Please explain the difference between [[myObject alloc] init] vs [myObject new]. Why even bother with alloc?
alloc - allocates memory. That's it. Just allocates memory for this object.
What if you wanted to use a different initializer?
[myClass new];
[[myClass alloc] initWithString:someString];
First, we need background.
What is RAM? It's working memory. It's the memory that gets reset every time the device is restarted. We use it to store everything we're doing. We're constantly reading and writing to it.
There are 3 places in memory
- Stack
- Heap
- Static memory (for your static variables)
How stack works - FILO
- multiply()
- gameOfThrees()
- main()
Your functions get placed sequentially on the stack first in, last out. First main, When each a function completes, it is popped of the stack so that the function that called it can continue.
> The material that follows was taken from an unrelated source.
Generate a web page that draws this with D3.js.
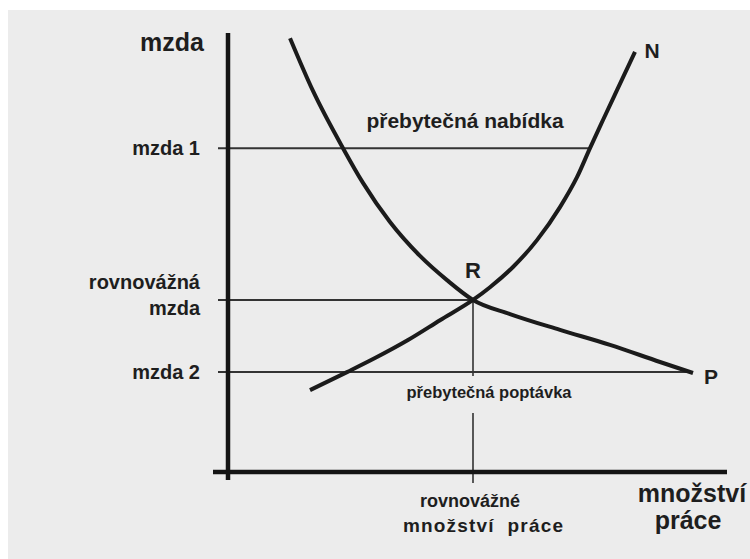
<!DOCTYPE html>
<html>
<head>
<meta charset="utf-8">
<script src="https://cdn.jsdelivr.net/npm/d3@7"></script>
<style>
  body { margin: 0; background: #fff; }
  svg { display: block; font-family: "Liberation Sans", Arial, sans-serif; font-weight: bold; }
</style>
</head>
<body>
<svg></svg>
<script>

// Variables
var width = 750;
var height = 559;

// Data (quantity 0..100, wage 0..100)
var supplyQ = [16.4, 23.8, 29.4, 36.0, 42.4, 49.0, 52.4, 57.0, 61.8, 66.4, 69.8, 72.4, 75.0, 77.8, 81.4];
var supplyW = [18.6, 22.7, 25.9, 30.0, 34.5, 39.1, 42.0, 46.6, 52.7, 60.2, 67.0, 73.6, 80.0, 86.8, 95.5];

var demandQ = [12.4, 17.0, 23.0, 27.0, 32.4, 38.4, 43.8, 49.0, 56.4, 66.4, 76.4, 86.4, 93.0];
var demandW = [98.6, 86.6, 73.6, 65.7, 56.8, 49.1, 43.6, 39.1, 35.9, 32.3, 28.9, 25.0, 22.5];

var wageLabels = [["mzda 1"], ["rovnovážná", "mzda"], ["mzda 2"]];
var wageValues = [73.6, 39.1, 22.7];
var wageEnds = [72.4, 49.0, 93.0];   // where each wage line meets a curve

var eqQuantity = 49.0;
var eqWage = 39.1;

// Scales
var x = d3.scaleLinear().domain([0, 100]).range([228, 728]);
var y = d3.scaleLinear().domain([0, 100]).range([472, 32]);

var svg = d3.select('svg')
    .attr('width', width)
    .attr('height', height);

// scanned page background
svg.append('rect').attr('width', width).attr('height', height).attr('fill', '#fff');
svg.append('rect').attr('x', 8).attr('y', 10)
    .attr('width', width - 8).attr('height', height - 10)
    .attr('fill', '#ececec');

var g = svg.append('g');

// Horizontal wage lines (with small tick left of the axis)
g.selectAll('line.wage')
    .data(wageValues)
    .enter().append('line')
    .attr('class', 'wage')
    .attr('x1', x(0) - 10)
    .attr('x2', function (d, i) { return x(wageEnds[i]); })
    .attr('y1', function (d) { return y(d); })
    .attr('y2', function (d) { return y(d); })
    .style('stroke', '#333')
    .style('stroke-width', 2);

// Vertical equilibrium line, broken by the label
g.append('line')
    .attr('x1', x(eqQuantity)).attr('x2', x(eqQuantity))
    .attr('y1', y(eqWage)).attr('y2', y(wageValues[2]) + 4)
    .style('stroke', '#333').style('stroke-width', 1.6);
g.append('line')
    .attr('x1', x(eqQuantity)).attr('x2', x(eqQuantity))
    .attr('y1', 413).attr('y2', y(0) + 11)
    .style('stroke', '#333').style('stroke-width', 1.6);

// Curves
var line = d3.line()
    .x(function (d) { return x(d[0]); })
    .y(function (d) { return y(d[1]); })
    .curve(d3.curveMonotoneX);

g.append('path')
    .attr('d', line(d3.zip(supplyQ, supplyW)))
    .style('fill', 'none').style('stroke', '#1b1b1b').style('stroke-width', 4);

g.append('path')
    .attr('d', line(d3.zip(demandQ, demandW)))
    .style('fill', 'none').style('stroke', '#1b1b1b').style('stroke-width', 4);

// Axes
g.append('line')
    .attr('x1', x(0)).attr('x2', x(0))
    .attr('y1', 33).attr('y2', y(0) + 8)
    .style('stroke', '#141414').style('stroke-width', 4.5);
g.append('line')
    .attr('x1', x(0) - 15).attr('x2', 727)
    .attr('y1', y(0)).attr('y2', y(0))
    .style('stroke', '#141414').style('stroke-width', 4.5);

// Text
var txt = '#1e1e1e';

g.append('text').attr('x', 204).attr('y', 51)
    .attr('text-anchor', 'end').attr('font-size', 25).attr('fill', txt)
    .text('mzda');

g.selectAll('text.wage')
    .data(wageLabels)
    .enter().append('text')
    .attr('class', 'wage')
    .attr('text-anchor', 'end')
    .attr('font-size', 20)
    .attr('fill', txt)
    .attr('transform', function (d, i) {
        var off = d.length > 1 ? -11 : 7;
        return 'translate(200,' + (y(wageValues[i]) + off) + ')';
    })
    .selectAll('tspan')
    .data(function (d) { return d; })
    .enter().append('tspan')
    .attr('x', 0)
    .attr('dy', function (d, i) { return i ? 26 : 0; })
    .text(function (d) { return d; });

g.append('text').attr('x', 465).attr('y', 128)
    .attr('text-anchor', 'middle').attr('font-size', 21).attr('fill', txt)
    .text('přebytečná nabídka');

g.append('text').attr('x', 489).attr('y', 398)
    .attr('text-anchor', 'middle').attr('font-size', 16.5).attr('fill', txt)
    .text('přebytečná poptávka');

g.append('text').attr('x', x(eqQuantity)).attr('y', 278)
    .attr('text-anchor', 'middle').attr('font-size', 22).attr('fill', txt)
    .text('R');

g.append('text').attr('x', 652).attr('y', 58)
    .attr('text-anchor', 'middle').attr('font-size', 21).attr('fill', txt)
    .text('N');

g.append('text').attr('x', 711).attr('y', 384)
    .attr('text-anchor', 'middle').attr('font-size', 21).attr('fill', txt)
    .text('P');

g.append('text').attr('x', 470).attr('y', 507)
    .attr('text-anchor', 'middle').attr('font-size', 18).attr('fill', txt)
    .text('rovnovážné');
g.append('text').attr('x', 483).attr('y', 532)
    .attr('text-anchor', 'middle').attr('font-size', 19).attr('fill', txt)
    .attr('textLength', 160).attr('lengthAdjust', 'spacing')
    .text('množství\u00a0\u00a0práce');

g.append('text').attr('x', 692).attr('y', 502)
    .attr('text-anchor', 'middle').attr('font-size', 25).attr('fill', txt)
    .text('množství');
g.append('text').attr('x', 688).attr('y', 529)
    .attr('text-anchor', 'middle').attr('font-size', 25).attr('fill', txt)
    .text('práce');

</script>
</body>
</html>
This repeats
Ex: navigation controller stack.
Stack Overflow - when you have an infinite loop.
Stack's size is constant. 1MB. It won't grow. You'd be hard pressed to fill the stack legitimately. It's plenty big for what we need it for.
What if we want an image? The stack cannot fit a 4MB selfie. We put the image on the heap. Then the stack contains a pointer to that image.
Heap can grow as needed.
Arrays are actually pointers to the actual arrays on the heap. Array elements are usually next to each other on the heap.
Values are unique copies. References are pointers that point to the same address on the heap.
Is there a limit for the heap? Hardware will limit.
This concept applies to all computers and programming languages. Swift is subject to these memory rules too.
Memory leaks are bad, and we don't want to have a slow or unreliable app. We should be aware of this for now. Be conscious of it, but don't stress over it. Your main goal at this point in your career is just get your app to work.
As soon as pointers die on the stack, ARC in Swift takes care of removing objects from the Heap.
// TableViewController
cellForRow {
cell.delegate = self
}
// cell
var delegate: ?
These two objects reference each other. This is called retain cycle. You have a memory leak. You're using way too much memory.
// cell
weak var delegate: ?
weak reduces the reference count, so when the cell pointer is gone, the cell is deallocated from memory.
Balloon analogy. A string is like a strong ref. Eyes looking at the balloon are like weak references. Strong references are the only thing keeping the balloon grounded. It doesn't matter how many weak references are looking that balloon, if we lose enough strong references, balloon floats away / dies.